My two sisters and I have been lucky to inherit slow-ageing genes from our father. Our poor mother started to age naturally in her late fifties, not so our father, he retained a youthful, mid-forties look and friends of theirs started to joke that he looked like he was her ‘toy boy’.
It seemed to be in our forties and fifties that my sisters and I began to age more slowly too. My sister, Gillian, besides earning money through her sewing skills, did photography modelling. It had started at art school when students modelled their designs at the end of year shows and when the photography students found she was photogenic; they used her as their photography model. Later she trained in modelling at Lucy Clayton’s Model School and when they started up a dress design class, they asked Gillian to attend free of charge to be a ‘model’ pupil because she had learned how to measure up and cut out patterns. She carried on with the odd modelling job and was featured in the Evening standard as ‘the Face of tomorrow’.
Her career in tailoring (she had taken a further art college course in tailoring) and in theatre costume making took priority and so it wasn’t until she was in her fifties she seriously took up photography modelling again.
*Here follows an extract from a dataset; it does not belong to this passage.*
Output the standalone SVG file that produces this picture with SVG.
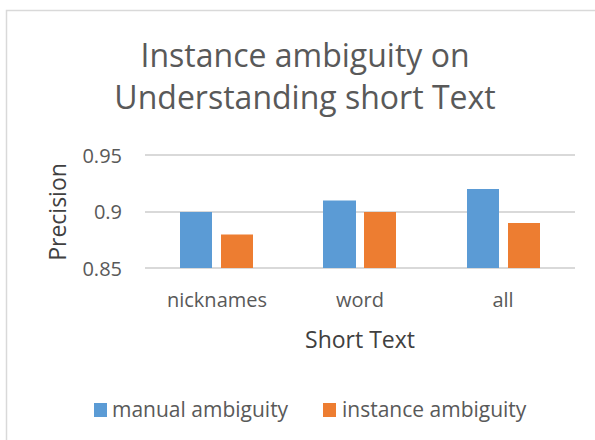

Her youthful appearance stood her in good stead, one of the jobs she landed was on a Weetabix packet posing as a mother with a 12 year old son – by then she was a grandmother! However that youthful appearance went against her when she was booked to be photographed as a 54 year old woman on a book cover, the boss of the project questioned her suitability saying she was too young, the photographer assured him she was 54, the same age of the heroine in the novel, in the end a compromise was reached, she was asked to lie with her head to one side on a pillow so that her cheek was pushed up to make wrinkles around the eye on view.
Gillian’s career has been pretty chequered as she also did film extra work. This involved getting up in the early hours of the morning to go to pick-up points where coaches drove the extras to the locations of the film shoots. Beforehand she was told the type of clothes the extras had to wear and in some cases she wore outfits she had designed and made herself.
Back in the early 1980s Gillian told me that she was at a party that her son was also attending, “Nick who was a grown man at the time said something to me, calling me ‘Mummy’ and a lady nearby said, ‘Did he call you mummy?’ When I said, ‘Yes,’ she expressed her amazement that I had a grown up son.”
When I was running my small hotel in France, an English couple in their mid forties came to stay and in conversation I spoke of something my daughter had said or done when she was a little girl and the lady said, “How old is she now?” I replied, “Oh, let’s see, I was 22 when she was born,” I did some rapid maths in my head. “So she must be 32.”
”Well, I never,” the lady exclaimed. “I thought you were about that age!”
When I was 65, I missed out three years running on invites to the village free festive Christmas lunches for the over 65s because the entertainments’ committee didn’t realise I qualified, thinking I was the same age as my partner 9 years younger than I was. Now I’m in my 70s, people still look surprised when they discover I’m nearer 80 than the early 70s.
My older sister, an artist who also loves being out in the open air gardening, always has looked young for her age, more so than me, but then, that’s because I smoke, but, I hasten to add, no more than 4 or 5 thin ‘rollies’ a day, nevertheless, it’s enough to affect the quality of my skin, thus proving that even gifted with slow-ageing genes, a person does need to follow a healthy lifestyle, not overdoing the booze and tobacco! I also ration myself with the former, I hasten to add.
Even though we look younger than our age, we still have had the usual ailments and surgical operations for one reason or another, too numerous to explain. My father died of pneumonia at 89 years of age having a full head of brown hair with only grey sideburns and a matching grey moustache. So looking younger does not mean living an exceptionally long life. Although Vera Lyn’s 103 years does give me the incentive to do all I can to stay healthy.